● The request:
Copy out the listing in full, exactly as written, but not its pictures.

## Begin

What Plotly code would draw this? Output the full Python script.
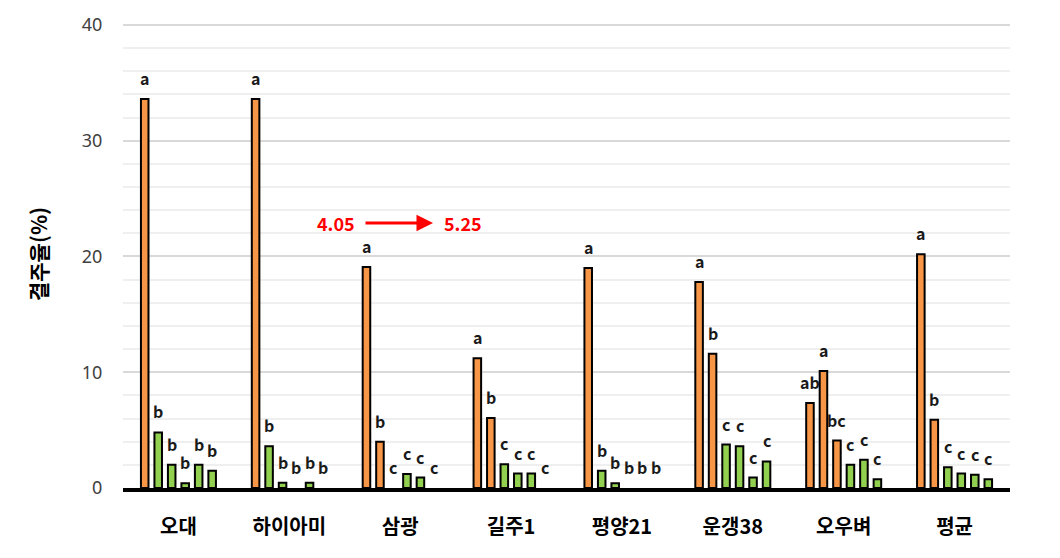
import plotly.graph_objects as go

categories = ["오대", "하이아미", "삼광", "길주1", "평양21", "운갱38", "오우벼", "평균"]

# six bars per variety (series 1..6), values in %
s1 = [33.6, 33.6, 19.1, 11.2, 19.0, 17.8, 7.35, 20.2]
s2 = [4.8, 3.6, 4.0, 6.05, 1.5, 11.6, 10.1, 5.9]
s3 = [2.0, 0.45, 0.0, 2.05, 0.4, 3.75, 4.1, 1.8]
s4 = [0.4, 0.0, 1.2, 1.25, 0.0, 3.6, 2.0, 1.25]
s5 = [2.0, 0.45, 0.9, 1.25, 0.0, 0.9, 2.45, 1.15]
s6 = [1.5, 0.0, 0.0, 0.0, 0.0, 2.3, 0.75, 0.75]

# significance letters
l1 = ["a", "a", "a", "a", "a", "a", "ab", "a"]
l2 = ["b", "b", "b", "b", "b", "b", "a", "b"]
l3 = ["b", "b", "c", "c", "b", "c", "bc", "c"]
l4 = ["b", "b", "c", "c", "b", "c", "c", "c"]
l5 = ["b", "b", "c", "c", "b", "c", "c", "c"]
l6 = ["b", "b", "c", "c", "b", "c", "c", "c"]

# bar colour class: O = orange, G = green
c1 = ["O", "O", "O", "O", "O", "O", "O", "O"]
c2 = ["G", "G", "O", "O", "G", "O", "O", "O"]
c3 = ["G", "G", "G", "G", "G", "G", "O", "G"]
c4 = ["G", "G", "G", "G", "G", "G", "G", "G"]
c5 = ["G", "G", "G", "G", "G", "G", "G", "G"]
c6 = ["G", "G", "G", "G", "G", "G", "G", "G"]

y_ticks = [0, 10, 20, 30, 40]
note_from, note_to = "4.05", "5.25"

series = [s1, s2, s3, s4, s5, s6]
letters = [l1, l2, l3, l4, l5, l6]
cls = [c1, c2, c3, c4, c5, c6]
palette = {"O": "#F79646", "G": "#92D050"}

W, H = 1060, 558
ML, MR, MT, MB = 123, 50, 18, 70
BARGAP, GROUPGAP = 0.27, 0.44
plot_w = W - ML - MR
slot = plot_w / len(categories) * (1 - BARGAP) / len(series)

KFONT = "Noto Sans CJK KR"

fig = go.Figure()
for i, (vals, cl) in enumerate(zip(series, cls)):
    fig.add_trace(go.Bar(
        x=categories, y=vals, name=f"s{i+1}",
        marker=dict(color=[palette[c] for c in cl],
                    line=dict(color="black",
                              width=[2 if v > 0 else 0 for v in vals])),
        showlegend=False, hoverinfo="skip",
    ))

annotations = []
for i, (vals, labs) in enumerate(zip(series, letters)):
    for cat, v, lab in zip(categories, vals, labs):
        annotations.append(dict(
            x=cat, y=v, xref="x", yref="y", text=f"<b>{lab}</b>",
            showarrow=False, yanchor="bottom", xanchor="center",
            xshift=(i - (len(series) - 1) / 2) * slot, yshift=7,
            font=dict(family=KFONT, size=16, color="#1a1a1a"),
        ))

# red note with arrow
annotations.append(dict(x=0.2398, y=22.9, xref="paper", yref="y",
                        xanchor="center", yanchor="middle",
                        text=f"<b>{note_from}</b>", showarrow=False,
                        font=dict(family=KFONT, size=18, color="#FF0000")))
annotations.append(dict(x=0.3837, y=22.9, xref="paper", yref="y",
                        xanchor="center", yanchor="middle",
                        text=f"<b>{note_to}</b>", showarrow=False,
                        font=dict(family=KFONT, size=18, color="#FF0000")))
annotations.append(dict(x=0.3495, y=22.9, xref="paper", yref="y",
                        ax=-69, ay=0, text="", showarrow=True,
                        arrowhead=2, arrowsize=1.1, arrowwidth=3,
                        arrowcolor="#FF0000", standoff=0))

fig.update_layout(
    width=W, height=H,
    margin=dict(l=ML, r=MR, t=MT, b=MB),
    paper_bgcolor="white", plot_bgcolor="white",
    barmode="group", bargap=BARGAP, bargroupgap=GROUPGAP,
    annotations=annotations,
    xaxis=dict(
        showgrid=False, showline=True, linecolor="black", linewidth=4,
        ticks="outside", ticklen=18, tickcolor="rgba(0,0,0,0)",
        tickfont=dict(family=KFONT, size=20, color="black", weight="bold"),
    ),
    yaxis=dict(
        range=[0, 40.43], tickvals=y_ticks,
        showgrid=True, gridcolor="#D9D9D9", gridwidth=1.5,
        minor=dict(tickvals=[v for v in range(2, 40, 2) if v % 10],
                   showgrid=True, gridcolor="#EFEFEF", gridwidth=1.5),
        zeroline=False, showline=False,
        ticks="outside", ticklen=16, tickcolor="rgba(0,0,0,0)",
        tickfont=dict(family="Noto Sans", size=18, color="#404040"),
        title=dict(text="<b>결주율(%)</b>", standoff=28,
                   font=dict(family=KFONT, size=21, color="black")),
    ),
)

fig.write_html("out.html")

## End

● Result of the task:
What Plotly code would draw this? Output the full Python script.
import plotly.graph_objects as go

categories = ["오대", "하이아미", "삼광", "길주1", "평양21", "운갱38", "오우벼", "평균"]

# six bars per variety (series 1..6), values in %
s1 = [33.6, 33.6, 19.1, 11.2, 19.0, 17.8, 7.35, 20.2]
s2 = [4.8, 3.6, 4.0, 6.05, 1.5, 11.6, 10.1, 5.9]
s3 = [2.0, 0.45, 0.0, 2.05, 0.4, 3.75, 4.1, 1.8]
s4 = [0.4, 0.0, 1.2, 1.25, 0.0, 3.6, 2.0, 1.25]
s5 = [2.0, 0.45, 0.9, 1.25, 0.0, 0.9, 2.45, 1.15]
s6 = [1.5, 0.0, 0.0, 0.0, 0.0, 2.3, 0.75, 0.75]

# significance letters
l1 = ["a", "a", "a", "a", "a", "a", "ab", "a"]
l2 = ["b", "b", "b", "b", "b", "b", "a", "b"]
l3 = ["b", "b", "c", "c", "b", "c", "bc", "c"]
l4 = ["b", "b", "c", "c", "b", "c", "c", "c"]
l5 = ["b", "b", "c", "c", "b", "c", "c", "c"]
l6 = ["b", "b", "c", "c", "b", "c", "c", "c"]

# bar colour class: O = orange, G = green
c1 = ["O", "O", "O", "O", "O", "O", "O", "O"]
c2 = ["G", "G", "O", "O", "G", "O", "O", "O"]
c3 = ["G", "G", "G", "G", "G", "G", "O", "G"]
c4 = ["G", "G", "G", "G", "G", "G", "G", "G"]
c5 = ["G", "G", "G", "G", "G", "G", "G", "G"]
c6 = ["G", "G", "G", "G", "G", "G", "G", "G"]

y_ticks = [0, 10, 20, 30, 40]
note_from, note_to = "4.05", "5.25"

series = [s1, s2, s3, s4, s5, s6]
letters = [l1, l2, l3, l4, l5, l6]
cls = [c1, c2, c3, c4, c5, c6]
palette = {"O": "#F79646", "G": "#92D050"}

W, H = 1060, 558
ML, MR, MT, MB = 123, 50, 18, 70
BARGAP, GROUPGAP = 0.27, 0.44
plot_w = W - ML - MR
slot = plot_w / len(categories) * (1 - BARGAP) / len(series)

KFONT = "Noto Sans CJK KR"

fig = go.Figure()
for i, (vals, cl) in enumerate(zip(series, cls)):
    fig.add_trace(go.Bar(
        x=categories, y=vals, name=f"s{i+1}",
        marker=dict(color=[palette[c] for c in cl],
                    line=dict(color="black",
                              width=[2 if v > 0 else 0 for v in vals])),
        showlegend=False, hoverinfo="skip",
    ))

annotations = []
for i, (vals, labs) in enumerate(zip(series, letters)):
    for cat, v, lab in zip(categories, vals, labs):
        annotations.append(dict(
            x=cat, y=v, xref="x", yref="y", text=f"<b>{lab}</b>",
            showarrow=False, yanchor="bottom", xanchor="center",
            xshift=(i - (len(series) - 1) / 2) * slot, yshift=7,
            font=dict(family=KFONT, size=16, color="#1a1a1a"),
        ))

# red note with arrow
annotations.append(dict(x=0.2398, y=22.9, xref="paper", yref="y",
                        xanchor="center", yanchor="middle",
                        text=f"<b>{note_from}</b>", showarrow=False,
                        font=dict(family=KFONT, size=18, color="#FF0000")))
annotations.append(dict(x=0.3837, y=22.9, xref="paper", yref="y",
                        xanchor="center", yanchor="middle",
                        text=f"<b>{note_to}</b>", showarrow=False,
                        font=dict(family=KFONT, size=18, color="#FF0000")))
annotations.append(dict(x=0.3495, y=22.9, xref="paper", yref="y",
                        ax=-69, ay=0, text="", showarrow=True,
                        arrowhead=2, arrowsize=1.1, arrowwidth=3,
                        arrowcolor="#FF0000", standoff=0))

fig.update_layout(
    width=W, height=H,
    margin=dict(l=ML, r=MR, t=MT, b=MB),
    paper_bgcolor="white", plot_bgcolor="white",
    barmode="group", bargap=BARGAP, bargroupgap=GROUPGAP,
    annotations=annotations,
    xaxis=dict(
        showgrid=False, showline=True, linecolor="black", linewidth=4,
        ticks="outside", ticklen=18, tickcolor="rgba(0,0,0,0)",
        tickfont=dict(family=KFONT, size=20, color="black", weight="bold"),
    ),
    yaxis=dict(
        range=[0, 40.43], tickvals=y_ticks,
        showgrid=True, gridcolor="#D9D9D9", gridwidth=1.5,
        minor=dict(tickvals=[v for v in range(2, 40, 2) if v % 10],
                   showgrid=True, gridcolor="#EFEFEF", gridwidth=1.5),
        zeroline=False, showline=False,
        ticks="outside", ticklen=16, tickcolor="rgba(0,0,0,0)",
        tickfont=dict(family="Noto Sans", size=18, color="#404040"),
        title=dict(text="<b>결주율(%)</b>", standoff=28,
                   font=dict(family=KFONT, size=21, color="black")),
    ),
)

fig.write_html("out.html")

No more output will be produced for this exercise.